## [Entries]
══════
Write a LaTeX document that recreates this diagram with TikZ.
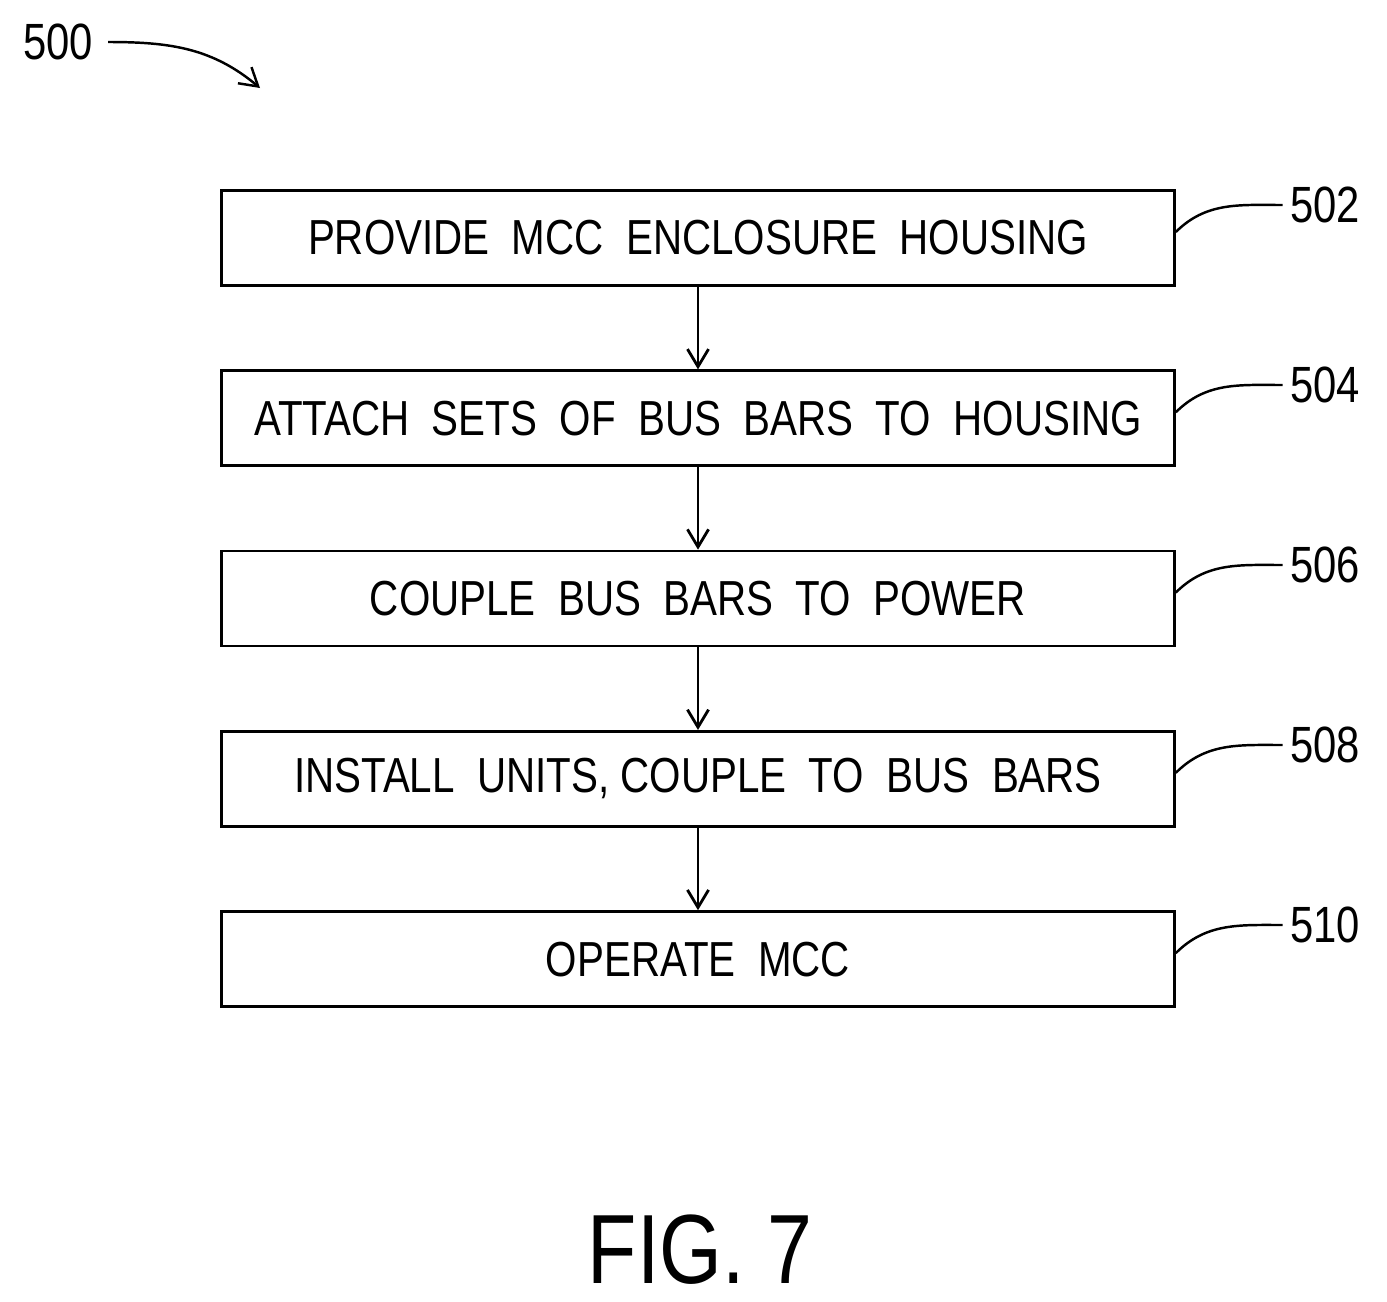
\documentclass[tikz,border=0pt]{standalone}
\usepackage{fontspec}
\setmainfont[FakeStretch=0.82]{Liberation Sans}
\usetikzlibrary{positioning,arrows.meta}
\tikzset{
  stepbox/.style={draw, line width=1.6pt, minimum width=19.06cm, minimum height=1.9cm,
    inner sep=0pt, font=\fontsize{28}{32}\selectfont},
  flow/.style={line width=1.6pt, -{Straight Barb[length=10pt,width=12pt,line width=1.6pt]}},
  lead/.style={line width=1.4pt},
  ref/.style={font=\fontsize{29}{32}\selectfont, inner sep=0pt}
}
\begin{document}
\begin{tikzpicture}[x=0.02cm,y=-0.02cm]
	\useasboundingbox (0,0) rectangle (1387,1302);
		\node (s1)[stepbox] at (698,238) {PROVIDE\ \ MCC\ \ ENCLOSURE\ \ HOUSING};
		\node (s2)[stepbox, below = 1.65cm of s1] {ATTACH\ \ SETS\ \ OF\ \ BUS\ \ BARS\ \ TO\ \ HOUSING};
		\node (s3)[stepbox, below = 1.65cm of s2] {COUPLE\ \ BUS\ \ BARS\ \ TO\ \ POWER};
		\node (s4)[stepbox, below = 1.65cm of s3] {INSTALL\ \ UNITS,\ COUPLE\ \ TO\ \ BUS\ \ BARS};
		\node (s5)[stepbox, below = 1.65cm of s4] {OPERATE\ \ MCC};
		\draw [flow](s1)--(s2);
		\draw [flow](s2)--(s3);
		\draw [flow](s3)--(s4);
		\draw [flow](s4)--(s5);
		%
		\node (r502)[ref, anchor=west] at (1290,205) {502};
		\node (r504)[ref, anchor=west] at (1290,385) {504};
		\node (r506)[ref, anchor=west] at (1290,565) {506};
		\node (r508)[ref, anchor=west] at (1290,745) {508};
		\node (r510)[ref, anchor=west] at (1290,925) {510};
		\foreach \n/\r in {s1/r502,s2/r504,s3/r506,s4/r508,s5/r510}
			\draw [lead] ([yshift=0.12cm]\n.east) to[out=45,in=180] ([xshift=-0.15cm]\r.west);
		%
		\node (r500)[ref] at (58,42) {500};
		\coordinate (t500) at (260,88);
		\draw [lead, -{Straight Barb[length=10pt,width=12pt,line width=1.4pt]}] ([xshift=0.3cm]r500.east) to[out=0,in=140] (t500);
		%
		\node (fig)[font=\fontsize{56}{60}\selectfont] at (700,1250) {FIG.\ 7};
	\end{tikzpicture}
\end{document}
══════
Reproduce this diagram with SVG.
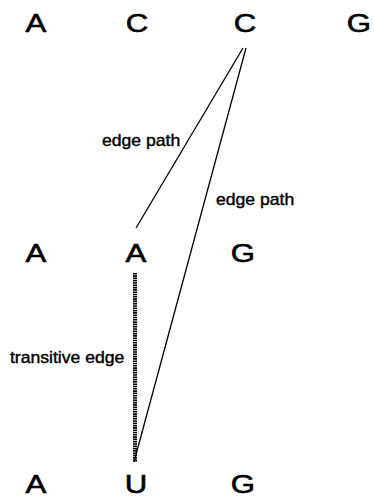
══════
## [What you have to do]
Which lines in the listing above hold the word "with"? Show each of them.

## [Full response]
Write a LaTeX document that recreates this diagram with TikZ.
Reproduce this diagram with SVG.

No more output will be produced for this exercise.